Drei Tage später waren wir genug gewedelt und fuhren auf einer megalangweiligen Küstenstraße nach Metaponto. Dort schnaselte uns zunächst ein deutscher Würstchenbudenbesitzer zu und anschließend machten wir dann auf dem gepflegten, aber seelenlosen, Campingplatz die einzigen Motorradfahrerkanntschaften der Reise. Zur Abwechslung betranken wir uns also zu viert und nicht zu zweit, was für die 2 Jungs aus HH sicher genauso galt. Der Ort hingegen war ätzend, die Nacht katastrophal, also ging es direkt am nächsten Tag weiter.

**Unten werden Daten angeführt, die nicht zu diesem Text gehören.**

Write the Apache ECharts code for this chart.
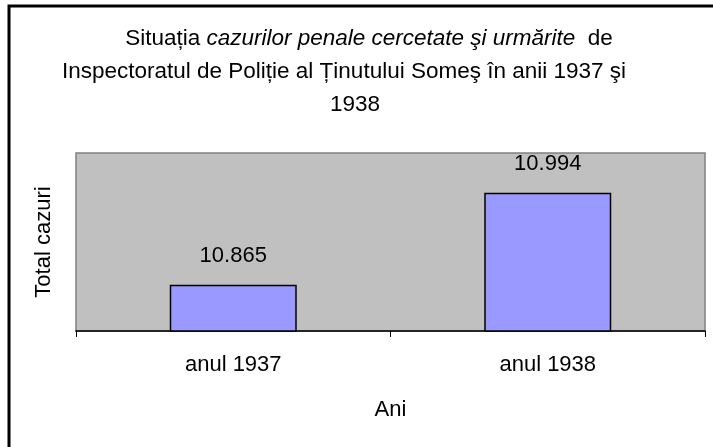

Die Sassi von Matera waren ein weiterer kultureller Höhepunkt; Matera selbst ist eine Stadt, in der wir hätten einige Tage verbringen sollen, denn die Atmosphäre dort ist durchaus interessant, was für die wenigsten Städte gilt, die wir besuchten. Auch für die beeindruckende Hügellandschaft der Basilikata hatten wir leider keine Augen, denn wir fuhren mit einem kurzen Zwischenstop am Castel del Monte, der Kaiserkrone; direkt weiter zum Stiefelsporn, dem Gargano. Dort "entspannten" wir dann völlig überflüssigerweise drei Tage in mitten von Herrscharen bayerischer Familien, die die wiederum einmalige Landschaft in der typisch deutschen Urlaubermanie annektiert haben. Ätzend!

Wir wechselten am vorletzten Tag nach Caserta vor den Toren Neapels und umschifften dabei äußerst glücklich ein bemerkenswertes Unwetter. Ein Hotel in der Innenstadt aufzutreiben war dort schwieriger (und teurer) als erwartet, zumal der touristische Höhepunkt der Stadt, ein versaillesmäßig angelegtes Schloss kein wirkliches Muss ist. Neapel war dann erneut die Hölle, aber wir erreichten glücklich und zufrieden den Verladebahnhof und 18h später auch wieder München Ost, wo mich nichtsahnenderweise der absolute Höhepunkt der Reise überraschte.